Horse racing is a nail-biting proposition—especially in the bandit-infested Old California of this tense Western.
Fed up with training other people’s horses in Kentucky, Cole Copeland has taken to the local California racing circuit with his trusty steed. It’s a sport of artfully manipulated appearances as well as hurtling horseflesh; often posing as an Arkansas rube, Cole pits his well-trained equine ringer against the actual rubes’ favorite nags in informal races and cleans up on the resulting bets.
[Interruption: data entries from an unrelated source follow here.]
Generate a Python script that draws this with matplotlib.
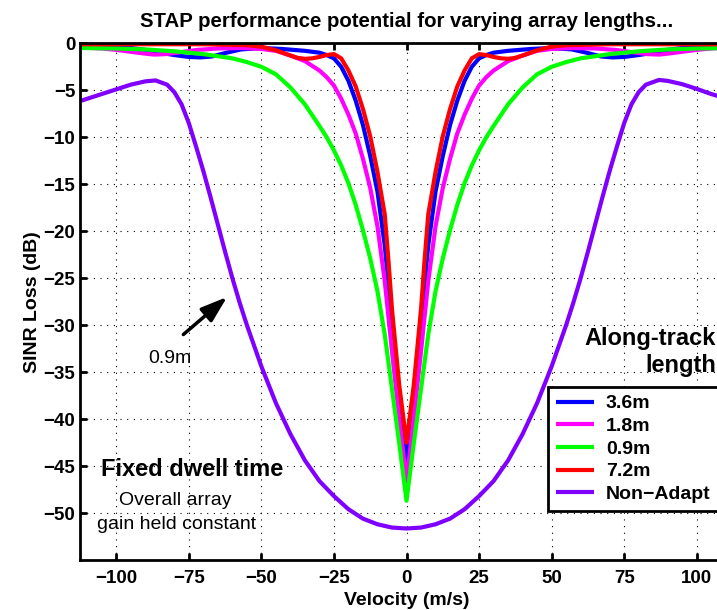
import matplotlib
matplotlib.use('Agg')
import matplotlib.pyplot as plt

plt.rcParams['font.family'] = ['Liberation Sans', 'DejaVu Sans']
plt.rcParams['font.weight'] = 'bold'

# ---------------- data ----------------
# velocity (m/s) and SINR loss (dB) per array length
vel_36 = [-112, -105, -100, -95, -90, -85, -80, -75, -71, -67, -62, -57, -50, -43, -35, -30,
          -27.5, -25, -22.5, -20, -17.5, -15, -12.5, -10, -7.5, -5, -2.5, 0,
          2.5, 5, 7.5, 10, 12.5, 15, 17.5, 20, 22.5, 25, 27.5, 30, 35, 43, 50, 57, 62, 67,
          71, 75, 80, 85, 90, 95, 100, 105, 112]
loss_36 = [-0.2, -0.25, -0.35, -0.5, -0.7, -1.0, -1.25, -1.45, -1.5, -1.4, -1.0, -0.65, -0.5, -0.6, -0.8, -1.0,
           -1.25, -1.6, -2.5, -4.0, -6.1, -8.7, -12.0, -15.8, -21.5, -29.5, -37.3, -44.5,
           -37.3, -29.5, -21.5, -15.8, -12.0, -8.7, -6.1, -4.0, -2.5, -1.6, -1.25, -1.0, -0.8, -0.6, -0.5, -0.65, -1.0, -1.4,
           -1.5, -1.45, -1.25, -1.0, -0.7, -0.5, -0.35, -0.25, -0.2]

vel_18 = [-112, -105, -100, -95, -90, -87, -83, -78, -72, -65, -57, -50, -45, -40, -35, -30,
          -27.5, -25, -22.5, -20, -17.5, -15, -12.5, -10, -7.5, -5, -2.5, 0,
          2.5, 5, 7.5, 10, 12.5, 15, 17.5, 20, 22.5, 25, 27.5, 30, 35, 40, 45, 50, 57, 65,
          72, 78, 83, 87, 90, 95, 100, 105, 112]
loss_18 = [-0.45, -0.55, -0.7, -0.9, -1.1, -1.2, -1.15, -0.95, -0.7, -0.55, -0.5, -0.6, -0.8, -1.3, -1.9, -2.9,
           -3.6, -4.5, -5.9, -7.6, -9.6, -12.3, -15.4, -19.5, -25.3, -32.8, -39.9, -46.6,
           -39.9, -32.8, -25.3, -19.5, -15.4, -12.3, -9.6, -7.6, -5.9, -4.5, -3.6, -2.9, -1.9, -1.3, -0.8, -0.6, -0.5, -0.55,
           -0.7, -0.95, -1.15, -1.2, -1.1, -0.9, -0.7, -0.55, -0.45]

vel_09 = [-112, -100, -90, -80, -70, -60, -55, -50, -45, -40, -35, -30, -27.5, -25, -22.5, -20,
          -17.5, -15, -12.5, -10, -7.5, -5, -2.5, 0,
          2.5, 5, 7.5, 10, 12.5, 15, 17.5, 20, 22.5, 25, 27.5, 30, 35, 40, 45, 50, 55, 60,
          70, 80, 90, 100, 112]
loss_09 = [-0.5, -0.55, -0.65, -0.85, -1.15, -1.6, -2.0, -2.5, -3.3, -4.7, -6.5, -8.8, -10.0, -11.4, -13.0, -14.9,
           -17.2, -19.9, -22.9, -26.4, -31.0, -36.8, -42.6, -48.7,
           -42.6, -36.8, -31.0, -26.4, -22.9, -19.9, -17.2, -14.9, -13.0, -11.4, -10.0, -8.8, -6.5, -4.7, -3.3, -2.5, -2.0, -1.6,
           -1.15, -0.85, -0.65, -0.55, -0.5]

vel_72 = [-112, -70, -55, -50, -45, -40, -37.5, -35, -32.5, -30, -27.5, -25, -22.5, -20,
          -17.5, -15, -12.5, -10, -7.5, -6.25, -5, -2.5, 0,
          2.5, 5, 6.25, 7.5, 10, 12.5, 15, 17.5, 20, 22.5, 25, 27.5, 30, 32.5, 35, 37.5, 40,
          45, 50, 55, 70, 112]
loss_72 = [-0.1, -0.1, -0.2, -0.35, -0.75, -1.3, -1.55, -1.65, -1.6, -1.45, -1.25, -1.15, -1.6, -2.9,
           -4.6, -7.0, -9.9, -13.7, -18.2, -23.0, -28.3, -36.4, -42.5,
           -36.4, -28.3, -23.0, -18.2, -13.7, -9.9, -7.0, -4.6, -2.9, -1.6, -1.15, -1.25, -1.45, -1.6, -1.65, -1.55, -1.3,
           -0.75, -0.35, -0.2, -0.1, -0.1]

vel_na = [-112, -110, -105, -100, -95, -90, -86.5, -82.5, -80, -77.5, -75, -72.5, -70, -67.5, -65,
          -62.5, -60, -57.5, -55, -50, -45, -40, -35, -30, -25, -20, -15, -10, -5, 0,
          5, 10, 15, 20, 25, 30, 35, 40, 45, 50, 55, 57.5, 60, 62.5, 65, 67.5, 70, 72.5, 75,
          77.5, 80, 82.5, 87, 90, 95, 100, 105, 110, 112]
loss_na = [-6.1, -5.9, -5.4, -4.9, -4.4, -4.05, -3.95, -4.4, -5.2, -6.5, -8.5, -11.0, -13.6, -16.4, -19.3,
           -22.2, -25.0, -27.6, -30.0, -34.4, -38.3, -41.6, -44.4, -46.6, -48.2, -49.6, -50.6, -51.2, -51.55, -51.65,
           -51.55, -51.2, -50.6, -49.6, -48.2, -46.6, -44.4, -41.6, -38.3, -34.4, -30.0, -27.6, -25.0, -22.2, -19.3,
           -16.4, -13.6, -11.0, -8.5, -6.5, -5.2, -4.4, -3.9, -4.0, -4.35, -4.85, -5.4, -5.85, -6.0]

series = [
    (vel_36, loss_36, '3.6m', '#0000FF'),
    (vel_18, loss_18, '1.8m', '#FF00FF'),
    (vel_09, loss_09, '0.9m', '#00FF00'),
    (vel_72, loss_72, '7.2m', '#FF0000'),
    (vel_na, loss_na, 'Non\u2212Adapt', '#8000FF'),
]

xticks = [-100, -75, -50, -25, 0, 25, 50, 75, 100]
yticks = [0, -5, -10, -15, -20, -25, -30, -35, -40, -45, -50]

# ---------------- figure ----------------
fig = plt.figure(figsize=(7.17, 6.10), dpi=100)
# axes runs a bit past the right edge, like the cropped original
ax = fig.add_axes([0.1116, 0.082, 0.9107, 0.847])

for v, l, lab, col in series:
    ax.plot(v, l, color=col, lw=3, label=lab, solid_capstyle='butt')

ax.set_xlim(-112.5, 112.5)
ax.set_ylim(-55, 0)
ax.set_xticks(xticks)
ax.set_yticks(yticks)
ax.grid(True, color='k', linestyle=(0, (1, 5)), linewidth=0.8)
ax.tick_params(direction='in', length=5, width=2, top=True, right=True, labelsize=13.5)
ax.tick_params(axis='x', pad=7)
ax.tick_params(axis='y', pad=3.5)
for s in ax.spines.values():
    s.set_linewidth(2)

ax.set_title('STAP performance potential for varying array lengths...',
             fontsize=14.7, fontweight='bold', pad=12)
ax.set_xlabel('Velocity (m/s)', fontsize=14, fontweight='bold', labelpad=4)
ax.set_ylabel('SINR Loss (dB)', fontsize=14, fontweight='bold', labelpad=2)

# annotations
ax.annotate('', xy=(-61.8, -27.0), xytext=(-76.9, -31.0),
            arrowprops=dict(arrowstyle='-|>,head_length=0.8,head_width=0.27',
                            color='k', lw=2.5, mutation_scale=20, shrinkA=0, shrinkB=0))
ax.text(-81.4, -34.0, '0.9m', ha='center', va='baseline', fontsize=14, fontweight='normal')
ax.text(-73.7, -46.1, 'Fixed dwell time', ha='center', va='baseline', fontsize=17, fontweight='bold')
ax.text(-79.6, -49.2, 'Overall array', ha='center', va='baseline', fontsize=14, fontweight='normal')
ax.text(-79.1, -51.7, 'gain held constant', ha='center', va='baseline', fontsize=14, fontweight='normal')
ax.text(106.6, -32.1, 'Along-track', ha='right', va='baseline', fontsize=17, fontweight='bold')
ax.text(106.6, -35.0, 'length', ha='right', va='baseline', fontsize=17, fontweight='bold')

# legend box stretches to the (cropped) right edge of the axes
leg = ax.legend(loc='upper left', bbox_to_anchor=(0.7167, 0.0, 0.2833, 0.3348), mode='expand',
                borderaxespad=0, fancybox=False, edgecolor='k', framealpha=1,
                prop=dict(weight='bold', size=14), handlelength=1.95,
                handletextpad=0.62, labelspacing=0.26, borderpad=0.4)
leg.get_frame().set_linewidth(2)

fig.savefig('out.png', dpi=100)
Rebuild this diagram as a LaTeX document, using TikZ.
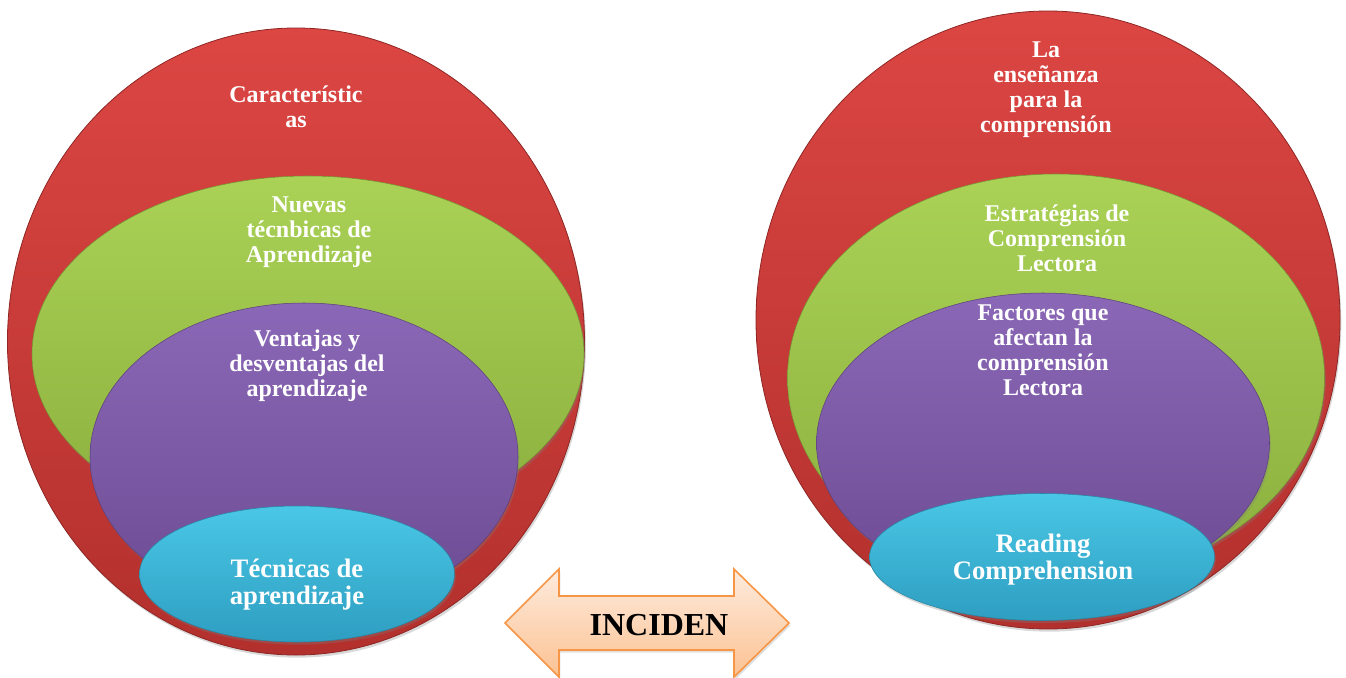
\documentclass[tikz,border=0pt]{standalone}
\usepackage{fontspec}
\setmainfont{Liberation Serif}
\usepackage{tikz}
\usetikzlibrary{shapes.geometric,shadows}
\definecolor{rojoA}{HTML}{DC4643}
\definecolor{rojoB}{HTML}{B2302D}
\definecolor{verdeA}{HTML}{AAD256}
\definecolor{verdeB}{HTML}{8BAE3D}
\definecolor{moradoA}{HTML}{8B68B7}
\definecolor{moradoB}{HTML}{6C4B92}
\definecolor{cianA}{HTML}{4AC7E6}
\definecolor{cianB}{HTML}{2E9EC1}
\definecolor{durazA}{HTML}{FEEBDD}
\definecolor{durazB}{HTML}{FBC293}
\definecolor{naranja}{HTML}{F79646}
\tikzset{
    every node/.style={inner sep=0mm, outer sep=0mm}
}
\tikzset{
    elip/.style 2 args={ellipse, minimum width=#1*0.75pt, minimum height=#2*0.75pt,
        drop shadow={opacity=.3, shadow xshift=1pt, shadow yshift=-2pt}},
    rojo/.style={top color=rojoA, bottom color=rojoB, draw=rojoB!80!black, line width=.6pt},
    verde/.style={top color=verdeA, bottom color=verdeB, draw=verdeB!85!black, line width=.4pt},
    morado/.style={top color=moradoA, bottom color=moradoB, draw=moradoB!85!black, line width=.4pt},
    cian/.style={top color=cianA, bottom color=cianB, draw=cianB!85!black, line width=.4pt},
    rotulo/.style={text=white, align=center, font=\fontsize{18}{18.7}\selectfont\bfseries},
    rotgrande/.style={text=white, align=center, font=\fontsize{20}{20.3}\selectfont\bfseries}
}

\begin{document}
\begin{tikzpicture}[x=0.75pt, y=-0.75pt]
    \useasboundingbox (0,0) rectangle (1346,678);

    % izquierda
    \node (r1) [elip={577}{627}, rojo] at (296, 341.5) {};
    \node (g1) [elip={552}{356}, verde] at (308, 354) {};
    \node (p1) [elip={428}{308}, morado] at (304, 457) {};
    \node (c1) [elip={315}{136}, cian] at (297, 574) {};

    \node (t1) [rotulo] at (296, 107) {Característic\\as};
    \node (t2) [rotulo] at (309, 232) {Nuevas\\técnbicas de\\Aprendizaje};
    \node (t3) [rotulo] at (307, 366) {Ventajas y\\desventajas del\\aprendizaje};
    \node (t4) [rotgrande] at (297, 585) {Técnicas de\\aprendizaje};

    % derecha
    \node (r2) [elip={584}{618}, rojo] at (1048, 320) {};
    \node (g2) [elip={537}{408}, verde] at (1056, 378) {};
    \node (p2) [elip={453}{300}, morado] at (1043, 443) {};
    \node (c2) [elip={345}{127}, cian] at (1042, 557) {};

    \node (t5) [rotulo] at (1046, 90) {La\\enseñanza\\para la\\comprensión};
    \node (t6) [rotulo] at (1057, 238) {Estratégias de\\Comprensión\\Lectora};
    \node (t7) [rotulo] at (1043, 350) {Factores que\\afectan la\\comprensión\\Lectora};
    \node (t8) [rotgrande] at (1043, 560) {Reading\\Comprehension};

    % flecha
    \draw [top color=durazA, bottom color=durazB, draw=naranja, line width=1.2pt, line join=miter,
        drop shadow={opacity=.25, shadow xshift=1pt, shadow yshift=-2pt}]
        (505,623) -- (559,569) -- (559,596) -- (734,596) -- (734,569) -- (789,623)
        -- (734,677) -- (734,650) -- (559,650) -- (559,677) -- cycle;
    \node (inc) [font=\fontsize{24}{26}\selectfont\bfseries] at (659, 625) {INCIDEN};
\end{tikzpicture}
\end{document}
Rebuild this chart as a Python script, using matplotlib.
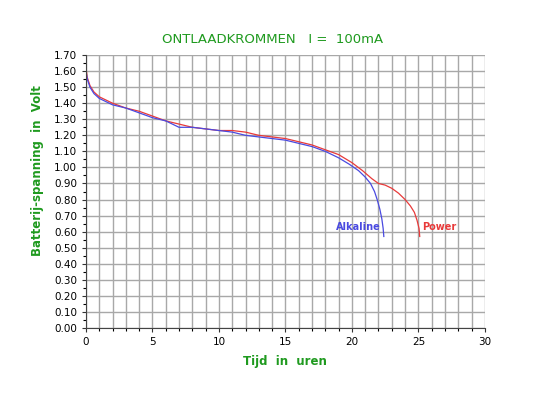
import matplotlib.pyplot as plt
from matplotlib.ticker import MultipleLocator

# Alkaline cell discharge curve (hours, volts)
alk_t = [0, 0.1, 0.3, 0.6, 1.0, 1.5, 2.0, 3.0, 4.0, 5.0, 6.0, 7.0, 8.0, 9.0, 10.0,
         11.0, 12.0, 13.0, 14.0, 15.0, 16.0, 17.0, 18.0, 19.0, 19.8, 20.5, 21.0,
         21.4, 21.7, 21.9, 22.1, 22.25, 22.35, 22.4]
alk_v = [1.60, 1.55, 1.50, 1.46, 1.43, 1.41, 1.39, 1.37, 1.34, 1.31, 1.29, 1.25, 1.25, 1.24, 1.23,
         1.22, 1.20, 1.19, 1.18, 1.17, 1.15, 1.13, 1.10, 1.06, 1.02, 0.98, 0.94,
         0.90, 0.85, 0.80, 0.74, 0.68, 0.62, 0.57]

# "Power" cell discharge curve
pow_t = [0, 0.1, 0.3, 0.6, 1.0, 1.5, 2.0, 3.0, 4.0, 5.0, 6.0, 7.0, 8.0, 9.0, 10.0,
         11.0, 12.0, 13.0, 14.0, 15.0, 16.0, 17.0, 18.0, 19.0, 20.0, 20.8, 21.5,
         22.0, 22.5, 23.0, 23.5, 24.0, 24.4, 24.7, 24.9, 25.05, 25.1]
pow_v = [1.62, 1.56, 1.51, 1.47, 1.44, 1.42, 1.40, 1.37, 1.35, 1.32, 1.29, 1.27, 1.25, 1.24, 1.23,
         1.23, 1.22, 1.20, 1.19, 1.18, 1.16, 1.14, 1.11, 1.08, 1.03, 0.98, 0.93,
         0.90, 0.89, 0.87, 0.84, 0.80, 0.76, 0.72, 0.67, 0.62, 0.57]

green = '#1f9a1f'

fig = plt.figure(figsize=(5.34, 3.99), dpi=100)
ax = fig.add_axes([0.161, 0.178, 0.747, 0.684])

ax.plot(pow_t, pow_v, color='#e83a3a', lw=0.9)
ax.plot(alk_t, alk_v, color='#4a4ae0', lw=0.9)

ax.set_xlim(0, 30)
ax.set_ylim(0, 1.7)
ax.xaxis.set_major_locator(MultipleLocator(5))
ax.xaxis.set_minor_locator(MultipleLocator(1))
ax.yaxis.set_major_locator(MultipleLocator(0.1))
ax.yaxis.set_minor_locator(MultipleLocator(0.05))
ax.set_yticklabels([f"{v:.2f}" for v in ax.get_yticks()])
ax.grid(which='major', axis='y', color='#a8a8a8', lw=1)
ax.grid(which='both', axis='x', color='#a8a8a8', lw=1)
ax.set_axisbelow(True)
ax.tick_params(labelsize=7.5, length=3, width=0.8, colors='#333333', labelcolor='black')
ax.tick_params(which='minor', length=2, width=0.8)
for s in ['top', 'right']:
    ax.spines[s].set_visible(False)
for s in ['left', 'bottom']:
    ax.spines[s].set_color('#444444')

ax.text(22.2, 0.63, 'Alkaline', color='#4a4ae0', fontsize=7, fontweight='bold', ha='right', va='center')
ax.text(25.3, 0.63, 'Power', color='#e83a3a', fontsize=7, fontweight='bold', ha='left', va='center')

fig.text(0.51, 0.9, 'ONTLAADKROMMEN   I =  100mA', color=green, fontsize=9.5, ha='center', va='center')
ax.set_xlabel('Tijd  in  uren', color=green, fontsize=8.5, fontweight='bold', labelpad=6)
fig.text(0.071, 0.572, 'Batterij-spanning  in  Volt', color=green, fontsize=8.5, fontweight='bold',
         rotation=90, ha='center', va='center')

fig.savefig('out.png')
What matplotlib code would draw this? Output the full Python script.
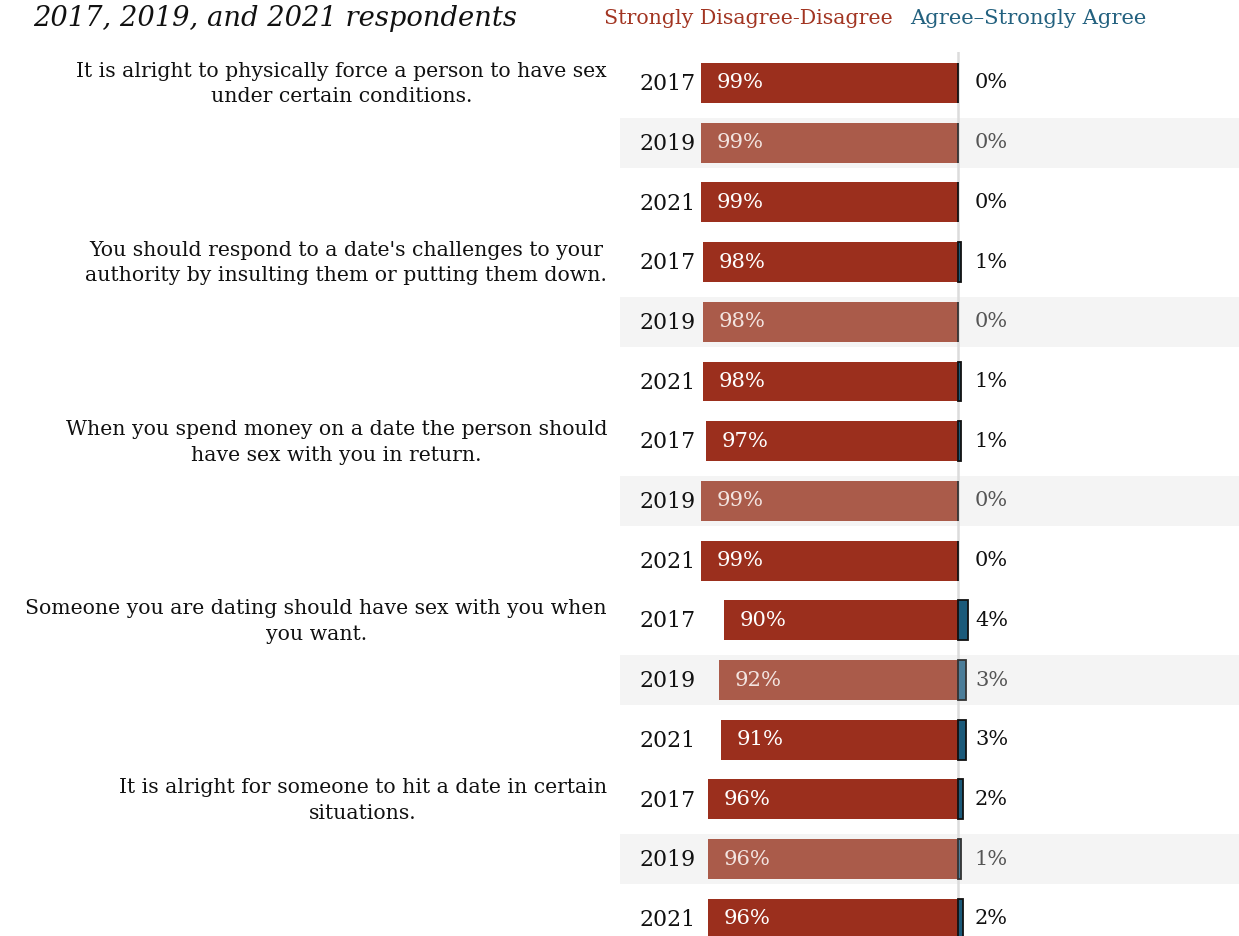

He makes a living, garnering bags full of gold coins that, in the 1870s, attract plenty of desperadoes whom he fends off with his trusty Winchester and two pistols, one for show and another hidden to shoot. A mysterious man named Sandy, who may or may not be a bandit chieftain—but so might anyone—steers him towards the big race-match gathering at Tehachapi that draws the best horses and the richest swells in the California racing scene and where an unknown quantity like Cole might clean up. With his excitable 14-year-old groom Jeremy, Cole plunges into the byzantine swirl of Tehachapi and takes readers along into this arcane and fascinating world. The race itself is almost secondary to the negotiations leading up to it, in which Cole craftily susses out the competition and maneuvers them into the perfect race, with high stakes and a field so good that the oddsmakers don’t realize he can win. Writing with a clipped, precise prose, professional horse-trainer Porter fits plenty of suspenseful showdowns and hair-raising gunfights into this galloping yarn, but balances it with absorbing lore on his craft. Protagonist Cole makes an appealing man in the saddle—he’s cool, wary, always at work on a back-up plan to his back-up plan and a hard-nosed businessman who sees a horse as a moneymaking investment—but he’s also sublimely attuned to the equine soul.
An entertaining oater that’s also a subtle study in understated manliness.